De nombreux Ouïghours venus manifester ce samedi ont perdu des proches. Aussi, quand la sono diffuse de la musique traditionnelle, certains ont du mal à dissimuler leur tristesse.
Selon l'ONU, plus d'un million de Ouïghours, principal groupe ethnique du Xinjiang, dans le nord-ouest de la Chine, sont détenus dans des camps de rééducation. Certains sont soumis à du "travail forcé" ou à des viols systématiques. Pékin conteste et affirme qu'il s'agit de centres de formation professionnelle destinés à les éloigner du terrorisme et du séparatisme, après de nombreux attentats meurtriers commis contre des civils par des Ouïghours.

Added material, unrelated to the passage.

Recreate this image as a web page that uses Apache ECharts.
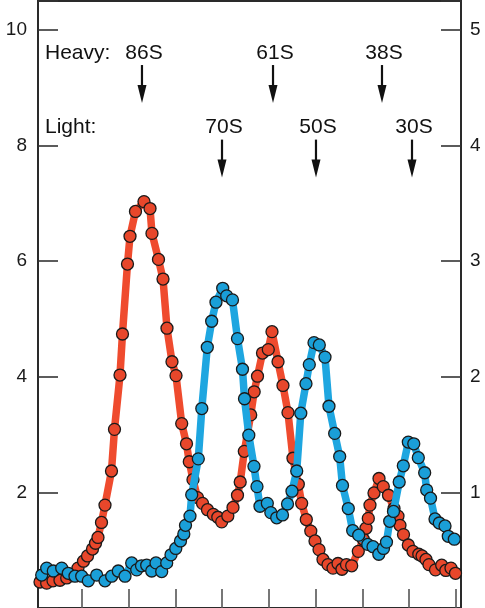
<!DOCTYPE html>
<html>
<head>
<meta charset="utf-8">
<script src="https://cdn.jsdelivr.net/npm/echarts@6/dist/echarts.min.js"></script>
<style>
html,body{margin:0;padding:0;background:#fff;}
#chart{width:485px;height:608px;}
</style>
</head>
<body>
<div id="chart"></div>
<script>
// Fraction positions and absorbance values (left axis units)
const heavyX = [1.02,2.45,3.80,5.29,6.73,8.07,9.14,10.32,11.18,12.25,12.89,13.42,14.17,14.92,16.31,16.95,18.13,18.66,19.73,20.27,21.44,23.26,24.55,24.97,26.36,27.33,28.18,29.25,30.11,31.33,32.35,32.95,33.74,34.71,35.78,36.84,38.09,39.05,39.88,41.19,42.30,43.26,43.84,44.72,46.09,46.83,47.54,48.61,49.85,50.64,51.93,52.99,54.06,55.13,56.27,56.99,57.98,58.94,59.84,60.70,61.55,62.62,63.69,64.76,65.61,66.58,67.69,69.10,70.17,70.75,71.24,71.60,72.46,73.53,74.45,75.56,76.74,77.59,78.02,78.77,79.80,80.80,82.04,82.73,83.58,84.22,85.61,86.94,87.82,88.93,89.89];
const heavyY = [0.45,0.43,0.47,0.48,0.52,0.57,0.69,0.81,0.90,1.02,1.12,1.22,1.48,1.78,2.37,3.09,4.03,4.74,5.95,6.43,6.86,7.03,6.91,6.48,6.03,5.69,4.84,4.26,4.02,3.19,2.84,2.53,2.22,1.91,1.81,1.70,1.62,1.57,1.49,1.59,1.74,1.95,2.18,2.71,3.34,3.74,4.01,4.41,4.47,4.78,4.26,3.85,3.38,2.59,2.14,1.81,1.53,1.33,1.16,1.01,0.84,0.75,0.69,0.77,0.67,0.75,0.73,0.98,1.19,1.38,1.55,1.78,1.99,2.24,2.10,1.95,1.72,1.59,1.43,1.27,1.09,0.98,0.93,0.90,0.84,0.75,0.66,0.74,0.65,0.69,0.60];

const lightX = [1.38,2.45,3.86,5.66,7.07,8.50,9.94,11.35,13.14,14.92,16.35,17.76,19.20,20.63,21.70,22.73,23.84,24.91,25.83,27.05,28.12,29.04,30.06,31.07,31.78,32.14,33.10,33.47,34.88,35.63,36.80,37.74,38.66,40.10,40.95,42.19,43.26,44.33,44.76,45.68,46.79,47.43,48.07,49.64,50.39,51.65,52.89,53.96,54.92,55.93,56.80,57.91,58.62,59.63,60.76,61.98,62.83,64.05,65.12,65.72,66.96,67.90,69.19,71.13,72.25,73.49,74.49,75.13,75.82,76.63,77.85,78.73,79.80,80.97,81.94,83.30,83.73,84.55,85.51,86.43,87.65,88.35,89.64];
const lightY = [0.57,0.69,0.64,0.69,0.60,0.55,0.55,0.47,0.57,0.47,0.55,0.64,0.55,0.78,0.66,0.73,0.74,0.64,0.78,0.63,0.78,0.92,1.03,1.16,1.28,1.43,1.59,1.96,2.58,3.45,4.51,4.96,5.29,5.53,5.40,5.33,4.66,4.13,3.62,2.99,2.45,2.10,1.76,1.81,1.65,1.56,1.61,1.80,2.02,2.37,3.37,3.88,4.21,4.59,4.55,4.34,3.49,3.02,2.62,2.12,1.72,1.34,1.26,1.10,1.06,0.93,1.03,1.14,1.50,1.67,2.18,2.46,2.87,2.84,2.60,2.34,2.04,1.90,1.54,1.47,1.42,1.24,1.19];

const leftTicks = [2, 4, 6, 8, 10];
const rightTicks = [1, 2, 3, 4, 5];
const xTickValues = [10, 20, 30, 40, 50, 60, 70, 80, 90];

const heavyPeakLabels = ['86S', '61S', '38S'];
const heavyPeakX = [22.83, 50.86, 74.17];
const lightPeakLabels = ['70S', '50S', '30S'];
const lightPeakX = [39.95, 60.05, 80.59];
const rowLabels = ['Heavy:', 'Light:'];

const FONT = '"Liberation Sans", Arial, Helvetica, sans-serif';
const ROW_Y = [9.60, 8.31];   // text rows in left-axis units
const ROW_LABEL_X = 2.09;

const annData = [];
rowLabels.forEach((t, i) => annData.push({ value: [ROW_LABEL_X, ROW_Y[i]], name: t, arrow: false, align: 'left' }));
heavyPeakLabels.forEach((t, i) => annData.push({ value: [heavyPeakX[i], ROW_Y[0]], name: t, arrow: true, align: 'center' }));
lightPeakLabels.forEach((t, i) => annData.push({ value: [lightPeakX[i], ROW_Y[1]], name: t, arrow: true, align: 'center' }));

function zip(xs, ys) { return xs.map((x, i) => [x, ys[i]]); }

const chart = echarts.init(document.getElementById('chart'), null, { renderer: 'canvas' });

const option = {
  animation: false,
  backgroundColor: '#ffffff',
  grid: { left: 38, right: 24, top: 1, bottom: -2, show: true, borderColor: '#2a2a2a', borderWidth: 2 },
  xAxis: {
    type: 'value', min: 0.59, max: 91.07,
    axisLine: { show: true, onZero: false, lineStyle: { color: '#2a2a2a', width: 2 } },
    axisTick: { show: true, inside: true, length: 19, customValues: xTickValues, lineStyle: { color: '#555', width: 1.6 } },
    axisLabel: { show: false },
    splitLine: { show: false }
  },
  yAxis: [
    {
      type: 'value', min: 0, max: 10.5, interval: 2, position: 'left',
      axisLine: { show: true, lineStyle: { color: '#2a2a2a', width: 2 } },
      axisTick: { show: true, inside: true, length: 20, lineStyle: { color: '#333', width: 1.6 } },
      axisLabel: { margin: 11, fontSize: 19, color: '#1a1a1a', fontFamily: FONT,
        formatter: v => leftTicks.includes(v) ? String(v) : '' },
      splitLine: { show: false }
    },
    {
      type: 'value', min: 0, max: 5.25, interval: 1, position: 'right',
      axisLine: { show: true, lineStyle: { color: '#2a2a2a', width: 2 } },
      axisTick: { show: true, inside: true, length: 20, lineStyle: { color: '#333', width: 1.6 } },
      axisLabel: { margin: 9, fontSize: 19, color: '#1a1a1a', fontFamily: FONT,
        formatter: v => rightTicks.includes(v) ? String(v) : '' },
      splitLine: { show: false }
    }
  ],
  series: [
    {
      name: 'Heavy', type: 'line', yAxisIndex: 0,
      data: zip(heavyX, heavyY),
      symbol: 'circle', symbolSize: 12, showSymbol: true,
      lineStyle: { color: '#ef4b2e', width: 7.5, join: 'round', cap: 'round' },
      itemStyle: { color: '#e8472b', borderColor: '#1a1a1a', borderWidth: 1.3 },
      z: 2
    },
    {
      name: 'Light', type: 'line', yAxisIndex: 0,
      data: zip(lightX, lightY),
      symbol: 'circle', symbolSize: 12, showSymbol: true,
      lineStyle: { color: '#1ea6e0', width: 7.5, join: 'round', cap: 'round' },
      itemStyle: { color: '#1a9fd8', borderColor: '#1a1a1a', borderWidth: 1.3 },
      z: 3
    },
    {
      name: 'annotations', type: 'custom', yAxisIndex: 0, clip: false, silent: true,
      data: annData,
      renderItem: function (params, api) {
        const d = annData[params.dataIndex];
        const p = api.coord([api.value(0), api.value(1)]);
        const children = [{
          type: 'text',
          style: {
            text: d.name, x: d.arrow ? p[0] + 2 : p[0], y: p[1],
            align: d.align, verticalAlign: 'middle',
            font: '21px ' + FONT, fill: '#111'
          }
        }];
        if (d.arrow) {
          children.push({
            type: 'line',
            shape: { x1: p[0], y1: p[1] + 12, x2: p[0], y2: p[1] + 36 },
            style: { stroke: '#111', lineWidth: 2.2 }
          });
          children.push({
            type: 'polygon',
            shape: { points: [[p[0] - 4.5, p[1] + 32], [p[0] + 4.5, p[1] + 32], [p[0], p[1] + 50]] },
            style: { fill: '#111' }
          });
        }
        return { type: 'group', children: children };
      },
      z: 5
    }
  ]
};
chart.setOption(option);
</script>
</body>
</html>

Pour l’ONG Amnesty internationale, le traitement des Ouïghours constitue pourtant "un crime contre l'humanité". Torture, emprisonnement de masse, persécutions, internement dans des camps de travail…Dans un rapport de plus de 160 pages paru en juin, l’association de défense des droits humains affirme que le traitement infligé par la Chine à cette communauté représente de “graves violations des droits humains qui menacent d'effacer leurs identités religieuse et culturelle".
Le rapport détaille les incarcérations de masse depuis 2017, qui se chiffreraient en centaines de milliers, auxquelles s'ajoutent les internements dans des camps, qui atteindraient le million.
Des grandes firmes textiles dans le collimateurs
“On ne peut pas rester sans rien faire”, lance Ana, 18 ans, venue manifester pour la toute première fois. La jeune fille a mobilisé son grand-frère et plusieurs lycéens, drapeaux bleus à la main. Le petit groupe a fait le déplacement depuis Amiens. “La première fois que j’ai entendu parler du génocide des Ouighours c’était il y a quelques mois sur les réseaux sociaux”, raconte-t-elle. “Ce n’est pas à notre échelle que les décisions sont prises, mais si je peux faire quelque chose pour que le président agisse…”.
D’autres jeunes sont présents. “Zara, Nike... esclavagistes”, peut-on lire sur une pancarte tenue par Philippine, 16 ans. “Ces marques sont complices de la maltraitance sur les Ouighours car elles emploient des personnes dans des camps de travaux forcés. J’avais déjà arrêté de consommer dans les grandes enseignes de mode, mais là c’est vraiment fini”, explique la jeune fille.
Dans le cortège, de nombreuses pancartes épinglent ces grandes firmes textiles. Accusés de profiter du travail forcé des Ouïghours en Chine, quatre géants du prêt-à-porter, dont Uniqlo France, le groupe Inditex (Zara, Bershka et Massimo Duti), le groupe SMCP (Sandro, Maje, ou encore de Fursac) et le chausseur de sport Skechers, sont visés, depuis fin juin, par une enquête en France pour "recel de crimes contre l'humanité", une initiative rarissime. La plupart ont rejeté ces accusations.